Monday, April 1, 2013

Art Acquisition

This past weekend I kept things a little more low-key than I did the weekend before. Saturday was the leisurely day I intended it to be, but I ended up making my most expensive Starbucks trip to date. I left to get my Chai latte and returned with an empty cup and a few more items than I expected to bring back home. As I enjoyed my beverage, I stopped to peruse the items at a moving sale that was situated in a rather unusual location. The house was nestled in between a fast food restaurant and an equipment rental establishment and while it was a bit random, they seemed to have a TON of stuff. They may have been borderline hoarders. The cabinets and potential for additional storage were what initially drew me in, but I left without a single organizational option and instead picked up a few small items and a painting by an artist I know nothing about.

This isn't the first time I've invested in artwork, but this piece is considerably larger than the last one I acquired. The seemingly French setting of the painting captured my attention immediately, but it was the wooden frame which really solidified the deal for me. The focal point of the painting is clearly the pillar with a small undefined statue figure on top and it instantly reminded me of Paris and the Place de la Bastille where you can find the Colonne de Juillet and Dumont's Génie de la Liberté.

The man who was selling it didn't know anything about where it came from originally. He had bought it from an estate sale, so his only information was that it was an old painting, a conclusion I had already reached on my own. So I began to do some research when I got home. The artist's name proved to be unhelpful in determining the history of the piece, but I'm not too concerned. I wasn't expecting this to be particularly valuable, but it did evoke a feeling of nostalgia from my trip to Paris some years ago. I've looked at photos of the column and statue next to the painting and while I clearly see some differences, there is a distinct resemblance to the column and sculpture I originally reflected upon.
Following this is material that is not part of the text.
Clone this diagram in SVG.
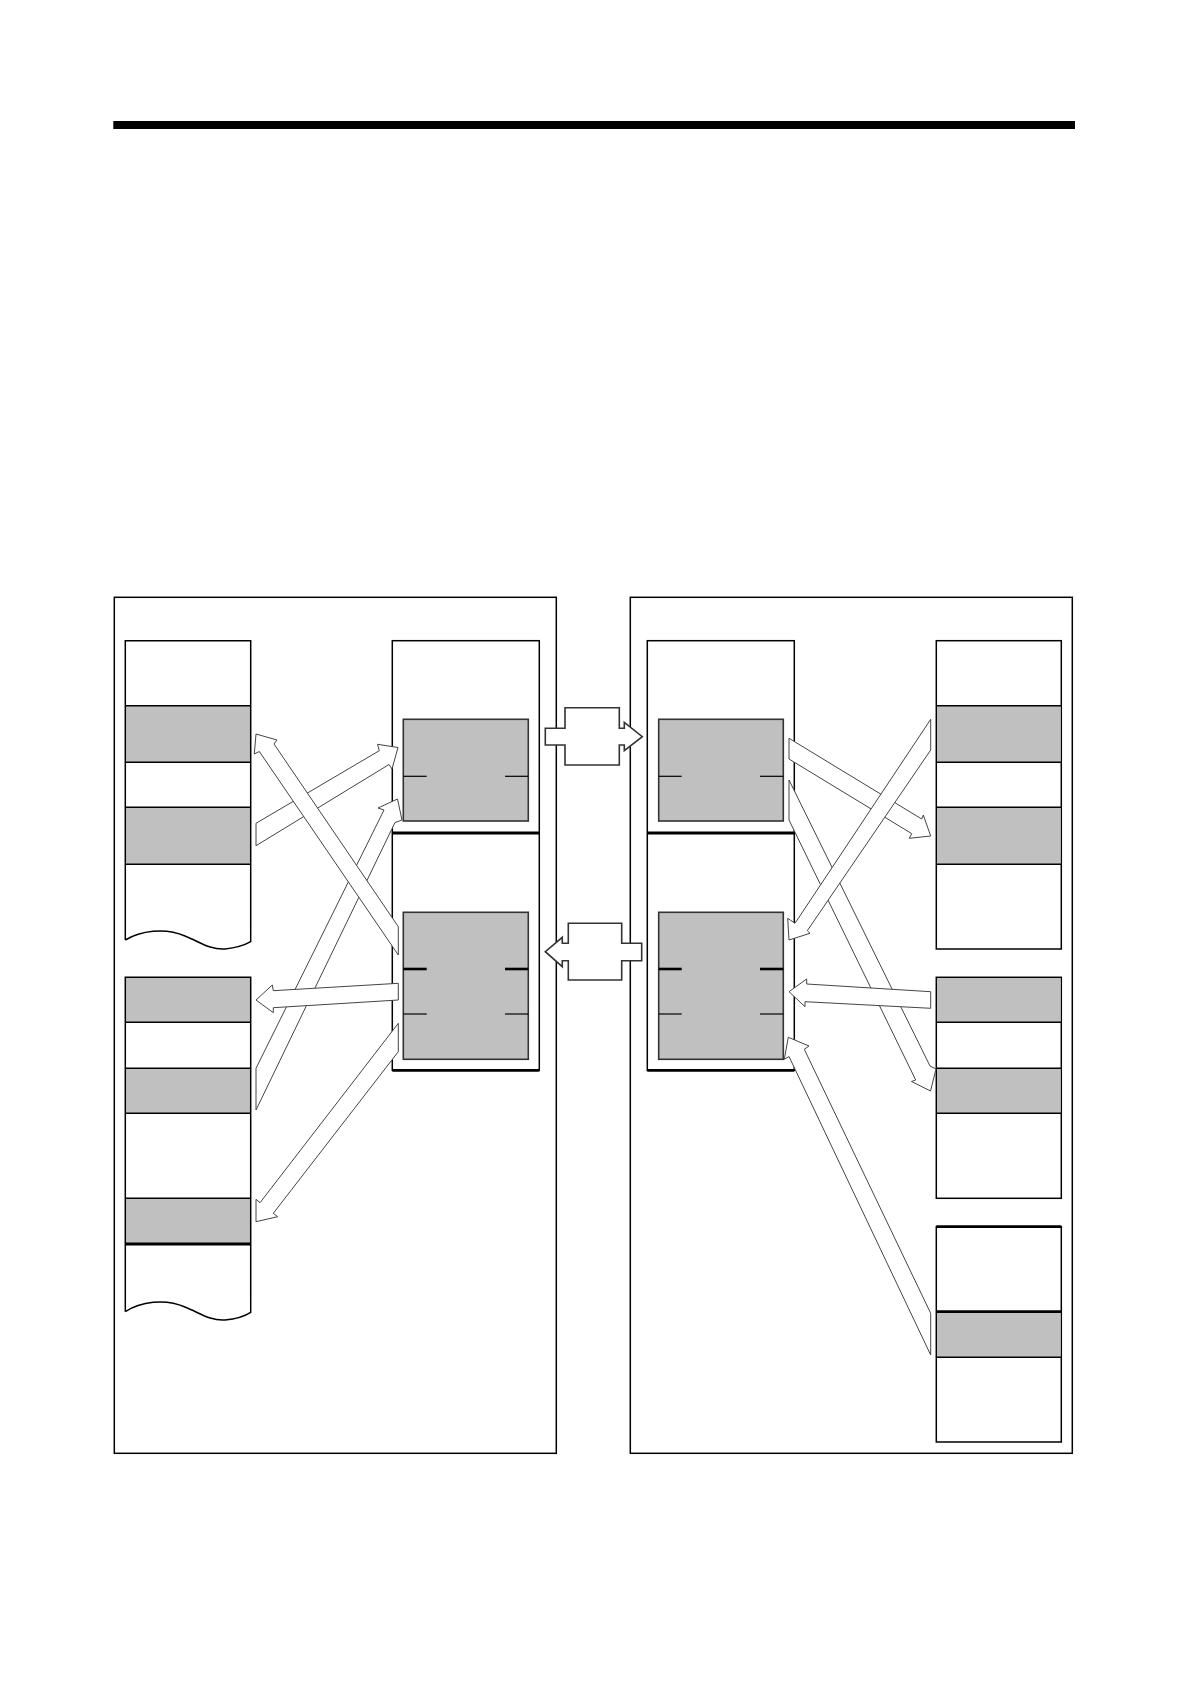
<svg xmlns="http://www.w3.org/2000/svg" width="1190" height="1684" viewBox="0 0 1190 1684">
<style>
.frame{fill:none;stroke:#000;stroke-width:1.5}
.mem{fill:#fff;stroke:#000;stroke-width:1.5}
.band{fill:#c0c0c0;stroke:none}
.div{stroke:#000;stroke-width:1.5}
.divb{stroke:#000;stroke-width:2.8}
.cpu{fill:#fff;stroke:#000;stroke-width:1.5}
.reg{fill:#c0c0c0;stroke:#333;stroke-width:1.6}
.tick{stroke:#000;stroke-width:1.2}
.tickb{stroke:#000;stroke-width:2.6}
.arrow{fill:#fff;stroke:#444;stroke-width:1}
.bus{fill:#fff;stroke:#333;stroke-width:1.6}
</style>
<rect width="1190" height="1684" fill="#fff"/>
<rect id="title-bar" x="113.3" y="121" width="961.7" height="8" fill="#000"/>

<g id="frame-left"><rect class="frame" x="114.3" y="597.3" width="442" height="856"/></g>
<g id="frame-right"><rect class="frame" x="630.3" y="597.3" width="442" height="856"/></g>

<g id="mem-left-1">
<path d="M125.3,640.7 H250.7 V941.7 C245,945 235,948 225,949 C210,950 200,942 185,936 C165,927 140,931 125.3,940 Z" fill="#fff"/>
<rect class="band" x="125.3" y="705.7" width="125.4" height="56.6"/>
<rect class="band" x="125.3" y="807.3" width="125.4" height="57"/>
<line class="div" x1="125.3" y1="705.7" x2="250.7" y2="705.7"/>
<line class="div" x1="125.3" y1="762.3" x2="250.7" y2="762.3"/>
<line class="div" x1="125.3" y1="807.3" x2="250.7" y2="807.3"/>
<line class="div" x1="125.3" y1="864.3" x2="250.7" y2="864.3"/>
<path d="M125.3,940 V640.7 H250.7 V941.7 C245,945 235,948 225,949 C210,950 200,942 185,936 C165,927 140,931 125.3,940" fill="none" stroke="#000" stroke-width="1.5"/>
</g>

<g id="mem-left-2">
<path d="M125.3,977.3 H250.7 V1312.3 C245,1316 235,1319 225,1320 C210,1321 200,1313 185,1307 C165,1298 140,1302 125.3,1311.7 Z" fill="#fff"/>
<rect class="band" x="125.3" y="977.3" width="125.4" height="45"/>
<rect class="band" x="125.3" y="1068.3" width="125.4" height="45"/>
<rect class="band" x="125.3" y="1198.3" width="125.4" height="45.7"/>
<line class="div" x1="125.3" y1="1022.3" x2="250.7" y2="1022.3"/>
<line class="div" x1="125.3" y1="1068.3" x2="250.7" y2="1068.3"/>
<line class="div" x1="125.3" y1="1113.3" x2="250.7" y2="1113.3"/>
<line class="div" x1="125.3" y1="1198.3" x2="250.7" y2="1198.3"/>
<line class="divb" x1="125.3" y1="1244" x2="250.7" y2="1244"/>
<path d="M125.3,1311.7 V977.3 H250.7 V1312.3 C245,1316 235,1319 225,1320 C210,1321 200,1313 185,1307 C165,1298 140,1302 125.3,1311.7" fill="none" stroke="#000" stroke-width="1.5"/>
</g>

<g id="cpu-left">
<rect class="cpu" x="392.3" y="640.7" width="147" height="429.6"/>
<line class="divb" x1="392.3" y1="833" x2="539.3" y2="833"/>
<line class="divb" x1="392.3" y1="1070.3" x2="539.3" y2="1070.3"/>
</g>
<g id="reg-left-top">
<rect class="reg" x="403.3" y="719.3" width="125" height="101.7"/>
<line class="tick" x1="403.3" y1="776.3" x2="426.7" y2="776.3"/>
<line class="tick" x1="505" y1="776.3" x2="528.3" y2="776.3"/>
</g>
<g id="reg-left-bottom">
<rect class="reg" x="403.3" y="912.3" width="125" height="147"/>
<line class="tickb" x1="403.3" y1="969" x2="426.7" y2="969"/>
<line class="tickb" x1="505" y1="969" x2="528.3" y2="969"/>
<line class="tick" x1="403.3" y1="1014" x2="426.7" y2="1014"/>
<line class="tick" x1="505" y1="1014" x2="528.3" y2="1014"/>
</g>

<g id="cpu-right">
<rect class="cpu" x="647.3" y="640.7" width="147" height="429.6"/>
<line class="divb" x1="647.3" y1="833" x2="794.3" y2="833"/>
<line class="divb" x1="647.3" y1="1070.3" x2="794.3" y2="1070.3"/>
</g>
<g id="reg-right-top">
<rect class="reg" x="658.7" y="719.3" width="124.6" height="101.7"/>
<line class="tick" x1="658.7" y1="776.3" x2="681.7" y2="776.3"/>
<line class="tick" x1="760" y1="776.3" x2="783.3" y2="776.3"/>
</g>
<g id="reg-right-bottom">
<rect class="reg" x="658.7" y="912.3" width="124.6" height="147"/>
<line class="tickb" x1="658.7" y1="969" x2="681.7" y2="969"/>
<line class="tickb" x1="760" y1="969" x2="783.3" y2="969"/>
<line class="tick" x1="658.7" y1="1014" x2="681.7" y2="1014"/>
<line class="tick" x1="760" y1="1014" x2="783.3" y2="1014"/>
</g>

<g id="mem-right-1">
<rect class="mem" x="936.3" y="640.7" width="125" height="308.3"/>
<rect class="band" x="937" y="705.7" width="123.6" height="56.6"/>
<rect class="band" x="937" y="807.3" width="123.6" height="57"/>
<line class="div" x1="936.3" y1="705.7" x2="1061.3" y2="705.7"/>
<line class="div" x1="936.3" y1="762.3" x2="1061.3" y2="762.3"/>
<line class="div" x1="936.3" y1="807.3" x2="1061.3" y2="807.3"/>
<line class="div" x1="936.3" y1="864.3" x2="1061.3" y2="864.3"/>
</g>
<g id="mem-right-2">
<rect class="mem" x="936.3" y="977.3" width="125" height="221"/>
<rect class="band" x="937" y="978" width="123.6" height="44.3"/>
<rect class="band" x="937" y="1068.3" width="123.6" height="45"/>
<line class="div" x1="936.3" y1="1022.3" x2="1061.3" y2="1022.3"/>
<line class="div" x1="936.3" y1="1068.3" x2="1061.3" y2="1068.3"/>
<line class="div" x1="936.3" y1="1113.3" x2="1061.3" y2="1113.3"/>
</g>
<g id="mem-right-3">
<rect class="mem" x="936.3" y="1226.7" width="125" height="215.3"/>
<rect class="band" x="937" y="1311.7" width="123.6" height="45.6"/>
<line class="divb" x1="936.3" y1="1226.7" x2="1061.3" y2="1226.7"/>
<line class="divb" x1="936.3" y1="1311.7" x2="1061.3" y2="1311.7"/>
<line class="div" x1="936.3" y1="1357.3" x2="1061.3" y2="1357.3"/>
</g>

<g id="connectors">
<polygon class="bus" points="545.3,728.3 565,728.3 565,707.7 619.3,707.7 619.3,728.3 624.3,728.3 624.3,722.3 642.3,736.7 624.3,750.7 624.3,745 619.3,745 619.3,765 565,765 565,745 545.3,745"/>
<polygon class="bus" points="641.7,943.3 621.7,943.3 621.7,923.3 568.3,923.3 568.3,943.3 562.3,943.3 562.3,937.3 545.3,951.7 562.3,966.7 562.3,960.7 568.3,960.7 568.3,980 621.7,980 621.7,960.7 641.7,960.7"/>

<polygon class="arrow" points="256,823.3 379.3,750.7 377.5,744.3 398,747.5 392,769 389,764.5 256,845.7"/>
<polygon class="arrow" points="256,1068.3 384,810 378,808 397.5,799 402,820 395,822.5 256,1110"/>
<polygon class="arrow" points="256,734 277,740 274,744 398.3,926.7 398.3,955 259.3,751.5 254.3,754"/>
<polygon class="arrow" points="398.3,983.3 273.3,990.7 272.3,985 256,1000 273.3,1012.7 273.3,1007.7 398.3,1000"/>
<polygon class="arrow" points="398.3,1023.3 260,1202.7 256,1199.3 256,1221.7 277.7,1216.7 273.3,1213.3 398.3,1051.7"/>

<polygon class="arrow" points="789,738.3 921.7,819 923.3,815 930.7,836 909.3,838.3 911.7,833.6 789,759"/>
<polygon class="arrow" points="789,780 930,1066 936,1069 930.5,1091 911.5,1081.5 915.7,1080 789,820"/>
<polygon class="arrow" points="930.7,719.3 795,923.3 787.7,918.3 789,940 810,933.3 807.3,930.7 930.7,750"/>
<polygon class="arrow" points="930.7,991.7 806.7,984 806.7,979 789,991.7 805,1006.7 805,1001.7 930.7,1008.3"/>
<polygon class="arrow" points="930.7,1313.3 804.3,1049.3 809,1046 788.3,1037.3 784.3,1059.3 789,1056.5 930.7,1355"/>
</g>
</svg>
I briefly considered it to be a rendition of the same sculptor's version of Napoleon on the Vendome column, but quickly dismissed it because the pillar was not segmented in the same way and Napoleon isn't standing on one leg, nor does he have wings. I feel it's pretty safe to say that my original assumption is correct.

Photo found here

I will continue to do research on the painting in hopes of finding more information about the artist, but in the meantime I'll be enjoying its presence in my home.